Given task :: All of the material below is to be restated word for word, apart from the pictures.
________________________________________
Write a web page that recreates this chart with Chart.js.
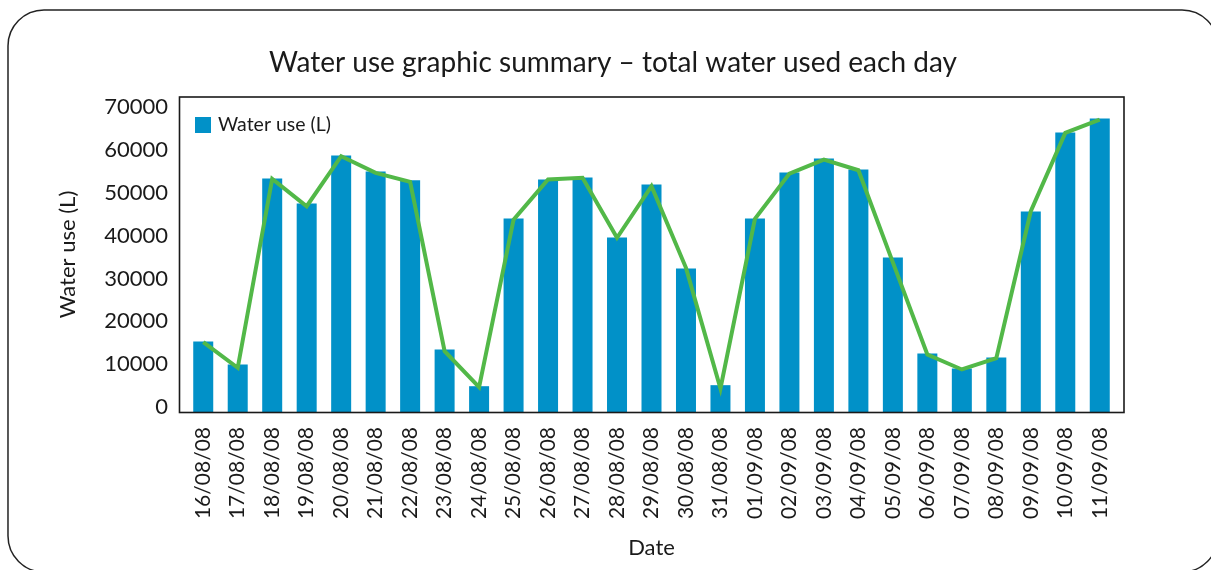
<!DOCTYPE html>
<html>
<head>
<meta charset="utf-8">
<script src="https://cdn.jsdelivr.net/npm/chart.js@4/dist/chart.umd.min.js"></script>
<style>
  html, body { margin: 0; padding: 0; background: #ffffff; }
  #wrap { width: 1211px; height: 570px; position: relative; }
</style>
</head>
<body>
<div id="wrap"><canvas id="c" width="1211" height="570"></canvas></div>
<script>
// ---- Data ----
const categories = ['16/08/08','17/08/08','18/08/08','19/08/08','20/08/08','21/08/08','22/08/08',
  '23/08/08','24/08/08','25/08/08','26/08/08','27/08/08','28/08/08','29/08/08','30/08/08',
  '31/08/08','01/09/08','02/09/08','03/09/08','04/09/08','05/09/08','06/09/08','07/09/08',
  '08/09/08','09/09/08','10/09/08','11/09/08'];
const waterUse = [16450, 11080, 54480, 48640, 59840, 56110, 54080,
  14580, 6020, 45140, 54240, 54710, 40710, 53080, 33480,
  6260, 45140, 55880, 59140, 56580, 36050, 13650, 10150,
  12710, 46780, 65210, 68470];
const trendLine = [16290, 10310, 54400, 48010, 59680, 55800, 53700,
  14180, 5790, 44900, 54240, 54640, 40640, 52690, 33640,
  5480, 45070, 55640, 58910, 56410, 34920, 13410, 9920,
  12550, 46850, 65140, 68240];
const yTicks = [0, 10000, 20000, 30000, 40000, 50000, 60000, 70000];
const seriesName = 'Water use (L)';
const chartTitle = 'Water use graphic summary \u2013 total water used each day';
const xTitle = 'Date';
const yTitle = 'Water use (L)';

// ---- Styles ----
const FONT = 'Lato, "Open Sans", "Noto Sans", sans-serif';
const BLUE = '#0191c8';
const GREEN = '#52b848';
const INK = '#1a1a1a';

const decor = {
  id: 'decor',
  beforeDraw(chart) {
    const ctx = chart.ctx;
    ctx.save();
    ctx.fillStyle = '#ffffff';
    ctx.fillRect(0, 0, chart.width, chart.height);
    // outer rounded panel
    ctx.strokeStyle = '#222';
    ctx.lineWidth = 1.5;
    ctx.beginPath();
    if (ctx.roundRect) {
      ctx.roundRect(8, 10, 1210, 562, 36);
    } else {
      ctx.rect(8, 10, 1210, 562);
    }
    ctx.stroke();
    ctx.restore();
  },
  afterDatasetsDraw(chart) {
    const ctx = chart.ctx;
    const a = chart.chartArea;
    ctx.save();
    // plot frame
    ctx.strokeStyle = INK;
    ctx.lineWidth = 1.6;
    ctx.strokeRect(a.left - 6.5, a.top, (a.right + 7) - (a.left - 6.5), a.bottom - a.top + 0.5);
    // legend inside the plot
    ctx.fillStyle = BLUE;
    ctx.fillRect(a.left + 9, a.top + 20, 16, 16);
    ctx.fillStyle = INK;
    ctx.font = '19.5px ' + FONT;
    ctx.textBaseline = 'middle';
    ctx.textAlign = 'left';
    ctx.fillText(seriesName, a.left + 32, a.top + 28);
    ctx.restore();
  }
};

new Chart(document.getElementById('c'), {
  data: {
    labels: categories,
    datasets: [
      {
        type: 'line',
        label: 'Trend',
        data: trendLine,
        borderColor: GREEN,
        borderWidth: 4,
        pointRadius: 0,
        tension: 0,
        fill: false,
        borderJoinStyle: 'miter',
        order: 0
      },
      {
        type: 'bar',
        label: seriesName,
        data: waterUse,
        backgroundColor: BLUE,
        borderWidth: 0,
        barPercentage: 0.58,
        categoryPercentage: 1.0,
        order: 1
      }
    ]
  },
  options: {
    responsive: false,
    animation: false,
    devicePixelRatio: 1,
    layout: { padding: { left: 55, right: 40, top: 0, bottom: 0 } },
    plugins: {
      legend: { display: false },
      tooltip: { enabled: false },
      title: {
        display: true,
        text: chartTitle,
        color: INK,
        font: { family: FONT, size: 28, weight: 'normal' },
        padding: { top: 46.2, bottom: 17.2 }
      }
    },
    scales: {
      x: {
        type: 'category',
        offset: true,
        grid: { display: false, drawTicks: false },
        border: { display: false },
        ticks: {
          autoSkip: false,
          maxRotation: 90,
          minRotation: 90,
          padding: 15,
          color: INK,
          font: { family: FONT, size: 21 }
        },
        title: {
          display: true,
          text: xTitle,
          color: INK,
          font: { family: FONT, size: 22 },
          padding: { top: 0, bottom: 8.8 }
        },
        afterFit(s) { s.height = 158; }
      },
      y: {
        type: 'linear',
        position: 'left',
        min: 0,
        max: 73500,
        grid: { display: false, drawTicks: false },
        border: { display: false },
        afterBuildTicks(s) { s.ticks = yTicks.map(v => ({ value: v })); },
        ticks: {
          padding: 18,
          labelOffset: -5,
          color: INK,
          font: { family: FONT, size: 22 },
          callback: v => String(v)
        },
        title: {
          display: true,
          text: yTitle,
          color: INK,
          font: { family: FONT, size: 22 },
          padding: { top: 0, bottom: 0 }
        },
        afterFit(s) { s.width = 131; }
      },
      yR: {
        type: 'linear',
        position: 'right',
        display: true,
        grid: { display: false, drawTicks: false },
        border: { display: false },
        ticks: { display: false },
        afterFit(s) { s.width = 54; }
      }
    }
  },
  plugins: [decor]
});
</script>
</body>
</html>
________________________________________
Written answer ::
Write a web page that recreates this chart with Chart.js.
<!DOCTYPE html>
<html>
<head>
<meta charset="utf-8">
<script src="https://cdn.jsdelivr.net/npm/chart.js@4/dist/chart.umd.min.js"></script>
<style>
  html, body { margin: 0; padding: 0; background: #ffffff; }
  #wrap { width: 1211px; height: 570px; position: relative; }
</style>
</head>
<body>
<div id="wrap"><canvas id="c" width="1211" height="570"></canvas></div>
<script>
// ---- Data ----
const categories = ['16/08/08','17/08/08','18/08/08','19/08/08','20/08/08','21/08/08','22/08/08',
  '23/08/08','24/08/08','25/08/08','26/08/08','27/08/08','28/08/08','29/08/08','30/08/08',
  '31/08/08','01/09/08','02/09/08','03/09/08','04/09/08','05/09/08','06/09/08','07/09/08',
  '08/09/08','09/09/08','10/09/08','11/09/08'];
const waterUse = [16450, 11080, 54480, 48640, 59840, 56110, 54080,
  14580, 6020, 45140, 54240, 54710, 40710, 53080, 33480,
  6260, 45140, 55880, 59140, 56580, 36050, 13650, 10150,
  12710, 46780, 65210, 68470];
const trendLine = [16290, 10310, 54400, 48010, 59680, 55800, 53700,
  14180, 5790, 44900, 54240, 54640, 40640, 52690, 33640,
  5480, 45070, 55640, 58910, 56410, 34920, 13410, 9920,
  12550, 46850, 65140, 68240];
const yTicks = [0, 10000, 20000, 30000, 40000, 50000, 60000, 70000];
const seriesName = 'Water use (L)';
const chartTitle = 'Water use graphic summary \u2013 total water used each day';
const xTitle = 'Date';
const yTitle = 'Water use (L)';

// ---- Styles ----
const FONT = 'Lato, "Open Sans", "Noto Sans", sans-serif';
const BLUE = '#0191c8';
const GREEN = '#52b848';
const INK = '#1a1a1a';

const decor = {
  id: 'decor',
  beforeDraw(chart) {
    const ctx = chart.ctx;
    ctx.save();
    ctx.fillStyle = '#ffffff';
    ctx.fillRect(0, 0, chart.width, chart.height);
    // outer rounded panel
    ctx.strokeStyle = '#222';
    ctx.lineWidth = 1.5;
    ctx.beginPath();
    if (ctx.roundRect) {
      ctx.roundRect(8, 10, 1210, 562, 36);
    } else {
      ctx.rect(8, 10, 1210, 562);
    }
    ctx.stroke();
    ctx.restore();
  },
  afterDatasetsDraw(chart) {
    const ctx = chart.ctx;
    const a = chart.chartArea;
    ctx.save();
    // plot frame
    ctx.strokeStyle = INK;
    ctx.lineWidth = 1.6;
    ctx.strokeRect(a.left - 6.5, a.top, (a.right + 7) - (a.left - 6.5), a.bottom - a.top + 0.5);
    // legend inside the plot
    ctx.fillStyle = BLUE;
    ctx.fillRect(a.left + 9, a.top + 20, 16, 16);
    ctx.fillStyle = INK;
    ctx.font = '19.5px ' + FONT;
    ctx.textBaseline = 'middle';
    ctx.textAlign = 'left';
    ctx.fillText(seriesName, a.left + 32, a.top + 28);
    ctx.restore();
  }
};

new Chart(document.getElementById('c'), {
  data: {
    labels: categories,
    datasets: [
      {
        type: 'line',
        label: 'Trend',
        data: trendLine,
        borderColor: GREEN,
        borderWidth: 4,
        pointRadius: 0,
        tension: 0,
        fill: false,
        borderJoinStyle: 'miter',
        order: 0
      },
      {
        type: 'bar',
        label: seriesName,
        data: waterUse,
        backgroundColor: BLUE,
        borderWidth: 0,
        barPercentage: 0.58,
        categoryPercentage: 1.0,
        order: 1
      }
    ]
  },
  options: {
    responsive: false,
    animation: false,
    devicePixelRatio: 1,
    layout: { padding: { left: 55, right: 40, top: 0, bottom: 0 } },
    plugins: {
      legend: { display: false },
      tooltip: { enabled: false },
      title: {
        display: true,
        text: chartTitle,
        color: INK,
        font: { family: FONT, size: 28, weight: 'normal' },
        padding: { top: 46.2, bottom: 17.2 }
      }
    },
    scales: {
      x: {
        type: 'category',
        offset: true,
        grid: { display: false, drawTicks: false },
        border: { display: false },
        ticks: {
          autoSkip: false,
          maxRotation: 90,
          minRotation: 90,
          padding: 15,
          color: INK,
          font: { family: FONT, size: 21 }
        },
        title: {
          display: true,
          text: xTitle,
          color: INK,
          font: { family: FONT, size: 22 },
          padding: { top: 0, bottom: 8.8 }
        },
        afterFit(s) { s.height = 158; }
      },
      y: {
        type: 'linear',
        position: 'left',
        min: 0,
        max: 73500,
        grid: { display: false, drawTicks: false },
        border: { display: false },
        afterBuildTicks(s) { s.ticks = yTicks.map(v => ({ value: v })); },
        ticks: {
          padding: 18,
          labelOffset: -5,
          color: INK,
          font: { family: FONT, size: 22 },
          callback: v => String(v)
        },
        title: {
          display: true,
          text: yTitle,
          color: INK,
          font: { family: FONT, size: 22 },
          padding: { top: 0, bottom: 0 }
        },
        afterFit(s) { s.width = 131; }
      },
      yR: {
        type: 'linear',
        position: 'right',
        display: true,
        grid: { display: false, drawTicks: false },
        border: { display: false },
        ticks: { display: false },
        afterFit(s) { s.width = 54; }
      }
    }
  },
  plugins: [decor]
});
</script>
</body>
</html>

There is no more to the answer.